Of all the lines in these entries, how many contain the string "with"? Give only that count.

▶ Source code of charts
• • • •
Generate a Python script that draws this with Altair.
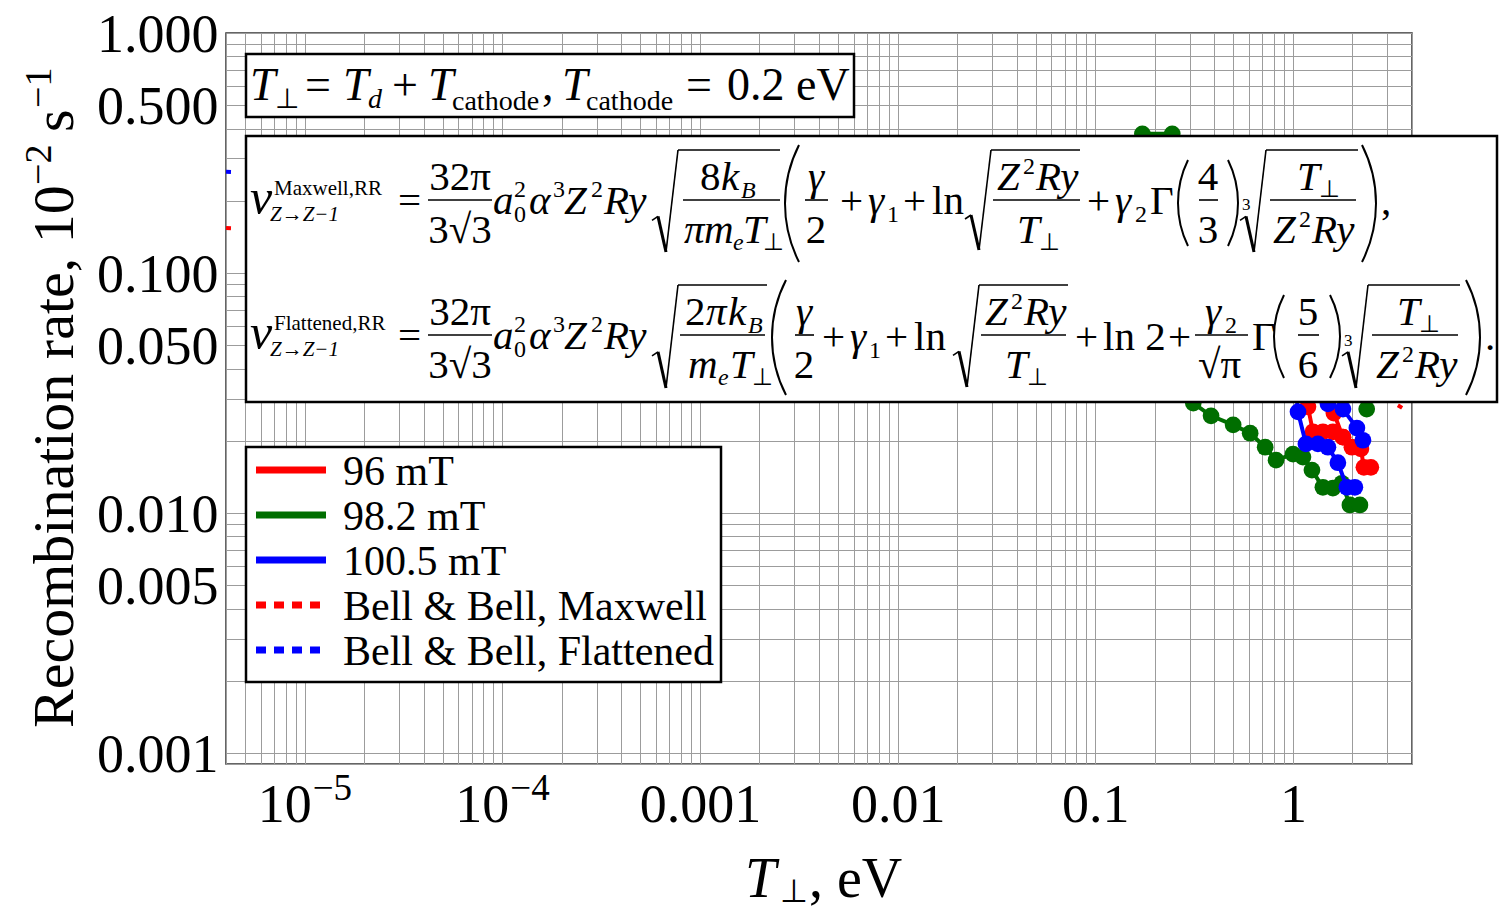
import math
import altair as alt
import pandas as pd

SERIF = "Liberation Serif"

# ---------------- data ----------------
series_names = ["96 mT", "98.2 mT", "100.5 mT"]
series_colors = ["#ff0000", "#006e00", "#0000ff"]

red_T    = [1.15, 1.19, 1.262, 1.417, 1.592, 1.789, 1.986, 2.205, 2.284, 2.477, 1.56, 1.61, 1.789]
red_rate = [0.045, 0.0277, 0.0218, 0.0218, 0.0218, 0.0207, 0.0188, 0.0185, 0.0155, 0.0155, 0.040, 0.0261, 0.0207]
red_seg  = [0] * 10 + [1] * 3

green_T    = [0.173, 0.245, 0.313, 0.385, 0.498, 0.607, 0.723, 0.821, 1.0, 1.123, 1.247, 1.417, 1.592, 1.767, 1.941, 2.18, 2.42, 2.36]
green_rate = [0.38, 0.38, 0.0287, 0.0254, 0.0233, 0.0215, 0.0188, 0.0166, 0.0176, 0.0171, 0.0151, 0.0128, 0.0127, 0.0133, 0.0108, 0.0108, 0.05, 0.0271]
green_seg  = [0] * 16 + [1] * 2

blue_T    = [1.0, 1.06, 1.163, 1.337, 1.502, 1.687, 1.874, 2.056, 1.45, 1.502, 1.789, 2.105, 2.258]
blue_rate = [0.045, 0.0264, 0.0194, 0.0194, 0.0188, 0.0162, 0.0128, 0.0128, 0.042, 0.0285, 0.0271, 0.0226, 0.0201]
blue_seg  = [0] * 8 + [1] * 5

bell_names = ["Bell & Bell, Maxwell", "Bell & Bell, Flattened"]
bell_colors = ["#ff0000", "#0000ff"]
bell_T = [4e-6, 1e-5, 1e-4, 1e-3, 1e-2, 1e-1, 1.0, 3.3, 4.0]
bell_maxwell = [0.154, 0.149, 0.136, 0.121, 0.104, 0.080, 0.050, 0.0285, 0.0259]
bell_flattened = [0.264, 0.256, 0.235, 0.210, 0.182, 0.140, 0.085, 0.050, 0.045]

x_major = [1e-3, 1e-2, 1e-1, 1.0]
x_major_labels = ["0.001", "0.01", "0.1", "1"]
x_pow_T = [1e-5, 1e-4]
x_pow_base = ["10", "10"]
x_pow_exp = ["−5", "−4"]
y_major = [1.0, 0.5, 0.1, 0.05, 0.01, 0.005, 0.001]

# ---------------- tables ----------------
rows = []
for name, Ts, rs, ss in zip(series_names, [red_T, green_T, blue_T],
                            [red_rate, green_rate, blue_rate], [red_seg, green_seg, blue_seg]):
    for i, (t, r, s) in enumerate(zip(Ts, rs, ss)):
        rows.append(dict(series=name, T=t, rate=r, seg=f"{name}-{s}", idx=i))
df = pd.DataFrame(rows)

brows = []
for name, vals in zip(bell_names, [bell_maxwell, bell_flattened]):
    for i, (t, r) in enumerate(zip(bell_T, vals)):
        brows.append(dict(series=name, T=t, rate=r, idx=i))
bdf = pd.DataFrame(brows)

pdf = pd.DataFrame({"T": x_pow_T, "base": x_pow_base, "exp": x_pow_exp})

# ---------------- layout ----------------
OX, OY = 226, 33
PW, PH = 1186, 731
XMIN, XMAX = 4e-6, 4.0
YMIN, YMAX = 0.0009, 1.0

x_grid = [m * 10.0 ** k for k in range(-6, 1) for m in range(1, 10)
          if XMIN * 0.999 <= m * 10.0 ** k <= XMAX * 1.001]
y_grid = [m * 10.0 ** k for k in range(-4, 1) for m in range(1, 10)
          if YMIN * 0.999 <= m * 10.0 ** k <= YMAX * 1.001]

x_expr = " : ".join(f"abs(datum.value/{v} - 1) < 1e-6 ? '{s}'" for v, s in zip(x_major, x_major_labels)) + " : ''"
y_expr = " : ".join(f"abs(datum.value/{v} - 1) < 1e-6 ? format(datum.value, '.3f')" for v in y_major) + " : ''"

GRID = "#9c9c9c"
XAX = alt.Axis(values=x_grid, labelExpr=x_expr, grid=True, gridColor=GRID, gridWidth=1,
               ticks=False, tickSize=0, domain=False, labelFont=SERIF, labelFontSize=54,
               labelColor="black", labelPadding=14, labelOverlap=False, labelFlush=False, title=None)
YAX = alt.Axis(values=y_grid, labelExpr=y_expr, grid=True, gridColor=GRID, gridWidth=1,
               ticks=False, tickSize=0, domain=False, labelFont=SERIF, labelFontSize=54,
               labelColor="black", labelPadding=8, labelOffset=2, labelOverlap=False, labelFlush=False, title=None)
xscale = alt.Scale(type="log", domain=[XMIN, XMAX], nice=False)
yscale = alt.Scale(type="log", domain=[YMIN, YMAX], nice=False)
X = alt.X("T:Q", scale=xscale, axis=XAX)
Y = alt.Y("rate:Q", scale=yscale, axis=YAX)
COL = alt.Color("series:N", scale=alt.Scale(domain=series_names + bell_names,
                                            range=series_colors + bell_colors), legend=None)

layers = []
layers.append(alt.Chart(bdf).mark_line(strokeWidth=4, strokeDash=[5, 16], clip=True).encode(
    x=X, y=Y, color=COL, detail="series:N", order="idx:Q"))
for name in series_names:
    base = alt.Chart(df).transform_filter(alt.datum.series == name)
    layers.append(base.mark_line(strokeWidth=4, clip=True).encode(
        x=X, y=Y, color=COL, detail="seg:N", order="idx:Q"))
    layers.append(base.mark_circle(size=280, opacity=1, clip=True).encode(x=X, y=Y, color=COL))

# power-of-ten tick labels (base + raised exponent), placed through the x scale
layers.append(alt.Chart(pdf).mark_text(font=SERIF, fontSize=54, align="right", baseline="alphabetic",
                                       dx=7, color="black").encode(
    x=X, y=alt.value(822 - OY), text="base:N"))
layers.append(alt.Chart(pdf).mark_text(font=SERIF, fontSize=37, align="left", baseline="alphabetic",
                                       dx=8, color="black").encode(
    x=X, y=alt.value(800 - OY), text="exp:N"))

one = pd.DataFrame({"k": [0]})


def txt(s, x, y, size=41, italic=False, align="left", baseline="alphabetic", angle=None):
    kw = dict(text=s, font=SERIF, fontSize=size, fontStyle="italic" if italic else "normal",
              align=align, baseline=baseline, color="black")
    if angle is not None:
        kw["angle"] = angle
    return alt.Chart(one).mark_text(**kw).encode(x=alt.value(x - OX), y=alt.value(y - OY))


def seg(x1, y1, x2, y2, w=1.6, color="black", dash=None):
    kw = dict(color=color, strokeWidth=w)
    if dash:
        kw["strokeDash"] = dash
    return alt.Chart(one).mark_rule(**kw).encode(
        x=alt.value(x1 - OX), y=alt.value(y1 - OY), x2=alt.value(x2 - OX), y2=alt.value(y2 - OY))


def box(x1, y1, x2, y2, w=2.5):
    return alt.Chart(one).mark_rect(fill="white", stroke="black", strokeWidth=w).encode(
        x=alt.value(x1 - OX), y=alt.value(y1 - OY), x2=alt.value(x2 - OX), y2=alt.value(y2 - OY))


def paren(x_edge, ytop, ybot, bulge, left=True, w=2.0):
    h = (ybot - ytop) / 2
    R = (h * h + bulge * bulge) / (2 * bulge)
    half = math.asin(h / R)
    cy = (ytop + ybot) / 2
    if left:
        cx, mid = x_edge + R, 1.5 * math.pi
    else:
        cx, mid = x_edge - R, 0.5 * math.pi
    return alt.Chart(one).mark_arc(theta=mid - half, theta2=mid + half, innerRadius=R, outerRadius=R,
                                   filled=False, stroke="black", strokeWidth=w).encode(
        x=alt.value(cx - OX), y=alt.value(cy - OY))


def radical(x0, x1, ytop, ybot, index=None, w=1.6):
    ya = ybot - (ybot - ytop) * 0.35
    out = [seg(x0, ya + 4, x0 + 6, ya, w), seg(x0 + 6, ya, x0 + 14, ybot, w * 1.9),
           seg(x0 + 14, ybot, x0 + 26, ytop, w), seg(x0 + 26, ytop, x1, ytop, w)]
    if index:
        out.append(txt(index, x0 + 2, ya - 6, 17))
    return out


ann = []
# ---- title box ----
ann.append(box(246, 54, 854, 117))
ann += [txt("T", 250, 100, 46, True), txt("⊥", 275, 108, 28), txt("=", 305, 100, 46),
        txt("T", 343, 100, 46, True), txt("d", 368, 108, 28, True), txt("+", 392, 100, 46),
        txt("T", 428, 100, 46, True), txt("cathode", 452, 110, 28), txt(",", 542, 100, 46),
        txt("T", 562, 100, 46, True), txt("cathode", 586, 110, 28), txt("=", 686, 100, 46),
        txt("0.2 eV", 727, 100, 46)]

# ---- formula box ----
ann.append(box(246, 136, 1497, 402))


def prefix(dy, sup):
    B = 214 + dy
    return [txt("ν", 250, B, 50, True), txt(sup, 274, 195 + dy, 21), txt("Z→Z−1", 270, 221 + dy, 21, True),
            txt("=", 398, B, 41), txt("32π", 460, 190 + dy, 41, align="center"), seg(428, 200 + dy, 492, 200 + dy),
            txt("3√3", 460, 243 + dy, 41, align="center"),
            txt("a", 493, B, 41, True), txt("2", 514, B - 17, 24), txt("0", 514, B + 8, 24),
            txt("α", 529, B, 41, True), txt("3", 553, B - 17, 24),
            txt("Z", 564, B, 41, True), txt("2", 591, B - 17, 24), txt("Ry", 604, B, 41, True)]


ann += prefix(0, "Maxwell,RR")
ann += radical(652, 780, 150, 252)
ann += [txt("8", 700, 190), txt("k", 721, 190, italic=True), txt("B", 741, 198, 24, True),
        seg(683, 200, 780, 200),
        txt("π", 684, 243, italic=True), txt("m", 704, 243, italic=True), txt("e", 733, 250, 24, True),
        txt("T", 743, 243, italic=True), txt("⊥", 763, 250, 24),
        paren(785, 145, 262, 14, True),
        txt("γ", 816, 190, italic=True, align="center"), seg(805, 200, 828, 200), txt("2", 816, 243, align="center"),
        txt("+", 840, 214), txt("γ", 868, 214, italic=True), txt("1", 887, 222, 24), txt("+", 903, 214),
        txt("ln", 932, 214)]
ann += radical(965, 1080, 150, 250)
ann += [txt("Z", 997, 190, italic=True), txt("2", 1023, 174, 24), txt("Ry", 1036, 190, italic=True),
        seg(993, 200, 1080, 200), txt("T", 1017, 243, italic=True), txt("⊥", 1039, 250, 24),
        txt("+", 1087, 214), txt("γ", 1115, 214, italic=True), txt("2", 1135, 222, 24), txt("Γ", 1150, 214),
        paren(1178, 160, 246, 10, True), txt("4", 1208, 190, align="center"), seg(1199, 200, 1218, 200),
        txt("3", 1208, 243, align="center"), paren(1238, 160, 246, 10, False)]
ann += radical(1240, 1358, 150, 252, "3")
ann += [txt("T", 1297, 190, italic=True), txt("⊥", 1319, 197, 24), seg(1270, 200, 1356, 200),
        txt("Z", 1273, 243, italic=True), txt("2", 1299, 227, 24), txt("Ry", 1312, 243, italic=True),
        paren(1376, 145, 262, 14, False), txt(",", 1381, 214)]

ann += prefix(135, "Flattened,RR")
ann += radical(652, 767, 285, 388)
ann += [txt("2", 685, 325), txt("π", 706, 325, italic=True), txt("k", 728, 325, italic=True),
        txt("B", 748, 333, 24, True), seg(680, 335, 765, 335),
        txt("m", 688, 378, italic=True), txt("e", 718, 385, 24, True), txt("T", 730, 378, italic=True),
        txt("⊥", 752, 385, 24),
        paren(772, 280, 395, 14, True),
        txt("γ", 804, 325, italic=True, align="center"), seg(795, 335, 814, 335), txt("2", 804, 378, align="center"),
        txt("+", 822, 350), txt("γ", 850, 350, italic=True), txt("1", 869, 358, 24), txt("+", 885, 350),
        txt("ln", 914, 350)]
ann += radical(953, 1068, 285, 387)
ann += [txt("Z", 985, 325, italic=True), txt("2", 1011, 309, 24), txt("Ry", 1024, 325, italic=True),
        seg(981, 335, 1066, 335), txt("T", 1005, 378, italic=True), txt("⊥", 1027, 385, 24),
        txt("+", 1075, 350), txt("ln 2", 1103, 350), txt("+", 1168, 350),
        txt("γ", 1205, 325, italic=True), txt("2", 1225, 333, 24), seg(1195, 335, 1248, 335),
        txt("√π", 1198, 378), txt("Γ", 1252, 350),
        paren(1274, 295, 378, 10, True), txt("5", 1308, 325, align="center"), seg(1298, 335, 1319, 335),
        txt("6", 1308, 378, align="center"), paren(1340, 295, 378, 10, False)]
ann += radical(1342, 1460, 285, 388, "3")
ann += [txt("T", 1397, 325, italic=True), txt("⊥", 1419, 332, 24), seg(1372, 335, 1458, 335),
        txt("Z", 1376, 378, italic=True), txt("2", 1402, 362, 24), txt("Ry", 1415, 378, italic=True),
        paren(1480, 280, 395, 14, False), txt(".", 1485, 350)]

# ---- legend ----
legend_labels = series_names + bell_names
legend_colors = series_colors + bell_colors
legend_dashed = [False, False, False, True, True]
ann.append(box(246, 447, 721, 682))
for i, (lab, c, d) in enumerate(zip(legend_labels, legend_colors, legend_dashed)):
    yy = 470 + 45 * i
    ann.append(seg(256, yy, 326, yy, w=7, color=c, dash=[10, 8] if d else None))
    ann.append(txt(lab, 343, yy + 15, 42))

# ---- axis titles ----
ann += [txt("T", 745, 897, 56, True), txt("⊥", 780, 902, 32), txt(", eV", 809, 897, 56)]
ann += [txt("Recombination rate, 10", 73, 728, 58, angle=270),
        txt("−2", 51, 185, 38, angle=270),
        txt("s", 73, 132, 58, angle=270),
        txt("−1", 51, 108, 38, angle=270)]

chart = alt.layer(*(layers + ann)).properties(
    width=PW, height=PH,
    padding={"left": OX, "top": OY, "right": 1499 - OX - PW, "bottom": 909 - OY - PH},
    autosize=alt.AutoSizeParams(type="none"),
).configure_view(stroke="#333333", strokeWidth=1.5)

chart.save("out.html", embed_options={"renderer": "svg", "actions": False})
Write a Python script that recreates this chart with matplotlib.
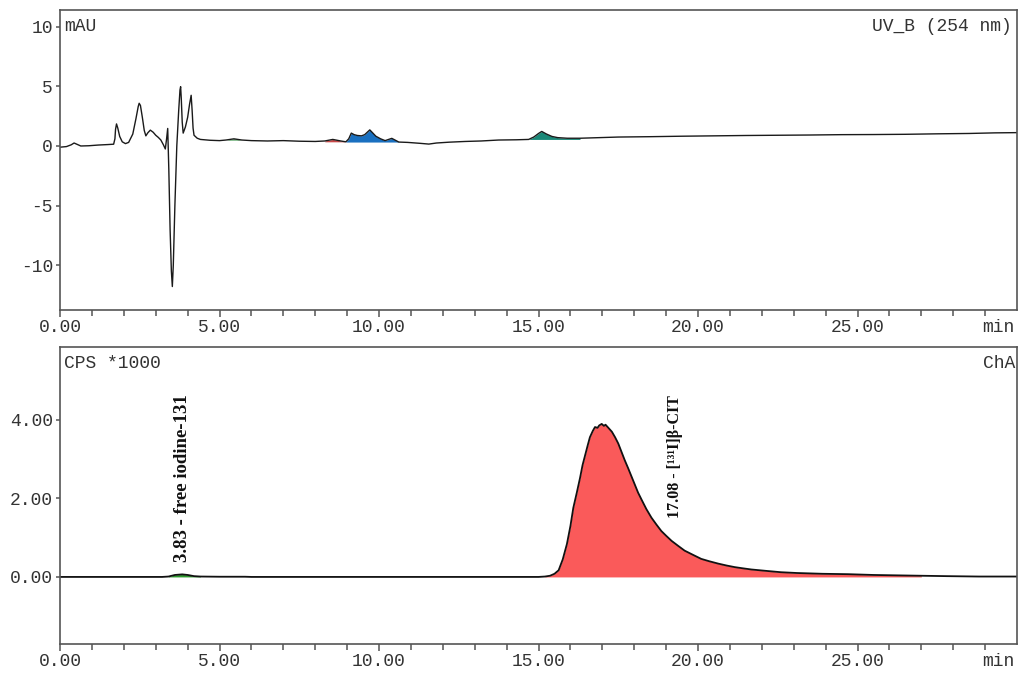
• • • •
▶ Solution to the problem
2